On Friday, Tata Consultancy Services Ltd. (NS:TCS:IN) received an upgraded stock rating from a prominent market analyst at Jefferies. The analyst shifted the rating from Hold to Buy and increased the price target to INR4,615 from INR4,030. The upgrade comes as a response to TCS's first-quarter results, which surpassed estimates, signaling a potential turnaround for the company.
The analyst highlighted several key factors contributing to the positive outlook for TCS, including a return to growth in its significant verticals and markets. Additionally, the company's net hiring reached a seven-quarter peak, which the analyst views as indicative of an emerging revival within the organization. With these developments, the firm has adjusted its revenue forecasts upward for Tata Consultancy Services.
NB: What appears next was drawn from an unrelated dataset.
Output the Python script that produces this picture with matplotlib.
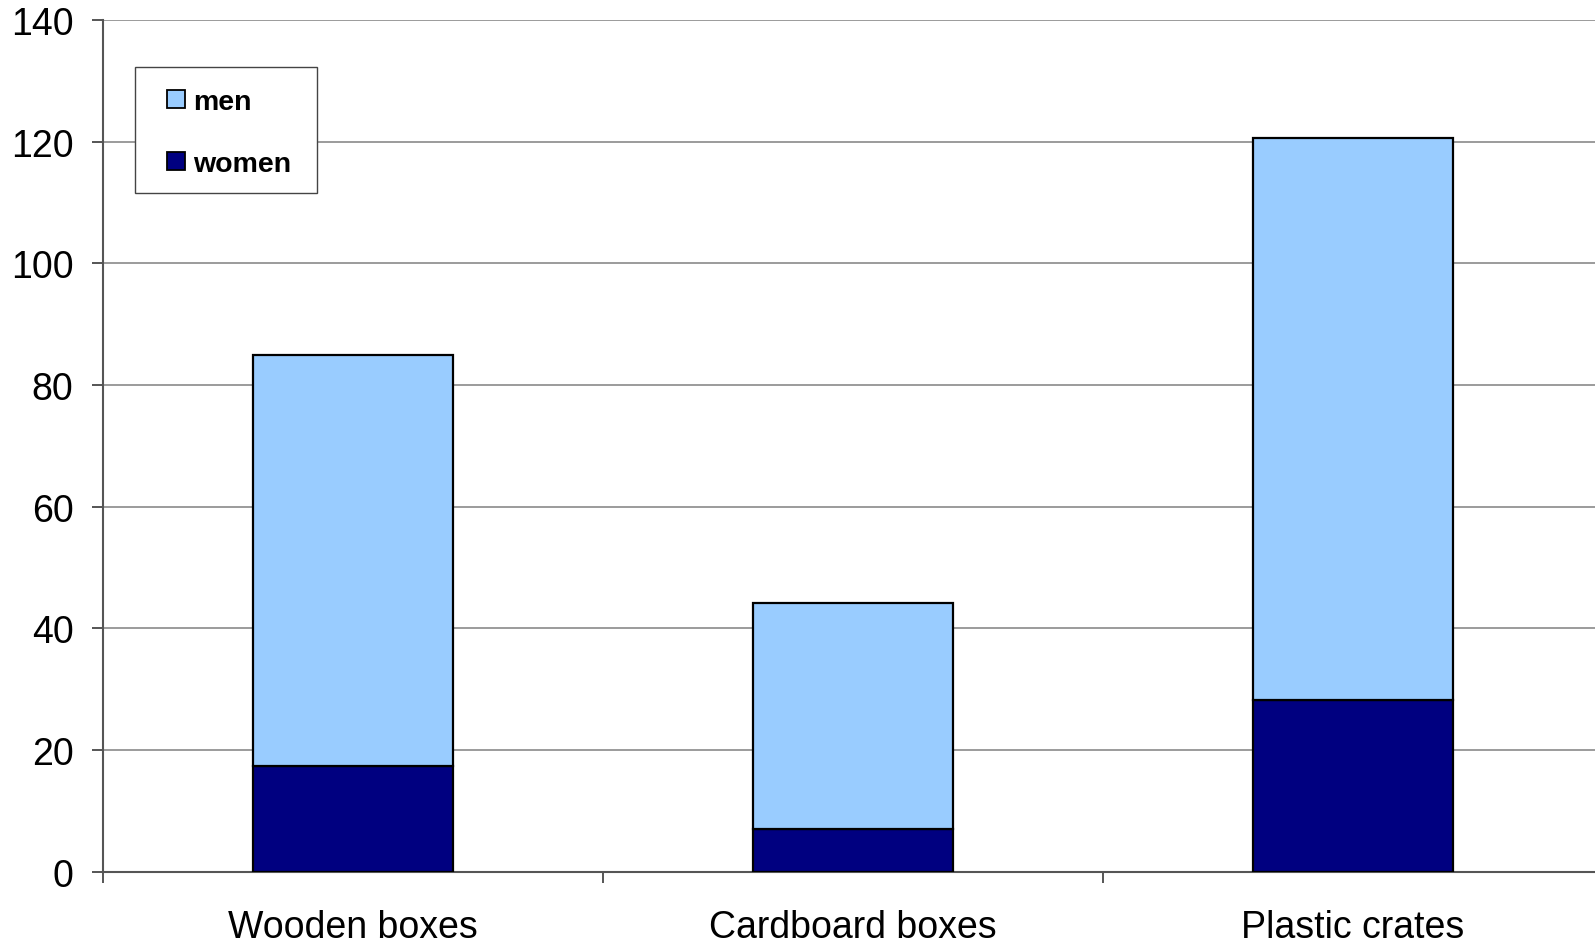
import matplotlib
matplotlib.use("Agg")
import matplotlib.pyplot as plt
from matplotlib.patches import Patch, Rectangle
from matplotlib.legend_handler import HandlerPatch
from matplotlib.path import Path

categories = ["Wooden boxes", "Cardboard boxes", "Plastic crates"]
women = [17.4, 7.0, 28.2]
men = [67.6, 37.1, 92.4]
yticks = [0, 20, 40, 60, 80, 100, 120, 140]

plt.rcParams['font.family'] = ['Liberation Sans', 'DejaVu Sans']

W, H = 1595, 945
fig = plt.figure(figsize=(W / 100, H / 100), dpi=100)
ax = fig.add_axes([102.7 / W, (H - 872.7) / H, 1500 / W, 851.7 / H])

x = list(range(len(categories)))
ax.bar(x, women, width=0.4, color="#000080", edgecolor="black", linewidth=1.6, zorder=3)
ax.bar(x, men, width=0.4, bottom=women, color="#99CCFF", edgecolor="black", linewidth=1.6, zorder=3)

ax.set_xlim(-0.5, 2.5)
ax.set_ylim(0, 140)
ax.set_yticks(yticks)
ax.set_yticklabels([str(v) for v in yticks])
ax.yaxis.grid(True, color="#808080", linewidth=1.1, zorder=0)
ax.set_axisbelow(True)

ax.set_xticks(x)
ax.set_xticklabels(categories)
ax.set_xticks([-0.5, 0.5, 1.5, 2.5], minor=True)
ax.tick_params(axis='x', which='major', length=0, pad=26.5, labelsize=27)
ax.tick_params(axis='x', which='minor', length=8, width=1.4, color="#555555", direction='out')
ax.tick_params(axis='y', length=8, width=1.4, color="#555555", labelsize=27, pad=13)

for s in ['top', 'right']:
    ax.spines[s].set_visible(False)
for s in ['left', 'bottom']:
    ax.spines[s].set_color("#555555")
    ax.spines[s].set_linewidth(1.5)
ax.spines['left'].set_bounds(0, 140)

FS = 20.5
SQ = 18.3 / (FS * 100 / 72)  # square size in em


def square_patch(legend, orig_handle, xdescent, ydescent, width, height, fontsize):
    s = SQ * fontsize
    return Rectangle((-xdescent + width - s, -ydescent + (height - s) / 2), s, s)


class PadBox:
    """Legend frame that adds extra room on the top and right."""
    def __init__(self, top, right):
        self.top = top
        self.right = right

    def __call__(self, x0, y0, width, height, mutation_size):
        x1 = x0 + width + self.right
        y1 = y0 + height + self.top
        return Path([(x0, y0), (x1, y0), (x1, y1), (x0, y1), (x0, y0)], closed=True)


TOP_EXTRA = 6
handles = [Patch(facecolor="#99CCFF", edgecolor="black", linewidth=1.3, label="men"),
           Patch(facecolor="#000080", edgecolor="black", linewidth=1.3, label="women")]
leg = ax.legend(handles=handles, loc='upper left',
                bbox_to_anchor=((135.3 - 102.7) / 1500, (872.7 - 68.2 - TOP_EXTRA) / 851.7),
                borderaxespad=0, fancybox=False, framealpha=1, edgecolor="#444444",
                prop={'weight': 'bold', 'size': FS}, handlelength=1.19, handleheight=0.7,
                handletextpad=0.29, labelspacing=1.27, borderpad=0.56,
                handler_map={Patch: HandlerPatch(patch_func=square_patch)})
leg.get_frame().set_boxstyle(PadBox(TOP_EXTRA, 10))
leg.get_frame().set_linewidth(1.0)
leg.set_zorder(5)

fig.savefig("out.png", dpi=100)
Despite the increased revenue estimates, the earnings per share (EPS) projections were slightly modified. The analyst anticipates a compound annual growth rate (CAGR) of 7% for constant currency revenues and 10% for EPS over the fiscal years 2024 to 2027. This growth expectation is based on the company's performance and market position.
The valuation of TCS was also considered. The stock currently trades at a price-to-earnings (PE) premium of 29% over the Nifty, which is one standard deviation below its five-year average PE premium of 39%. The analyst believes that TCS presents a value opportunity compared to the broader market index.
The revised price target of INR4,615 is predicated on a 29x PE multiple, which aligns with the firm’s assessment of the company's financial prospects and market performance. This upgrade reflects a belief in TCS's potential for growth and a positive trajectory in the coming years.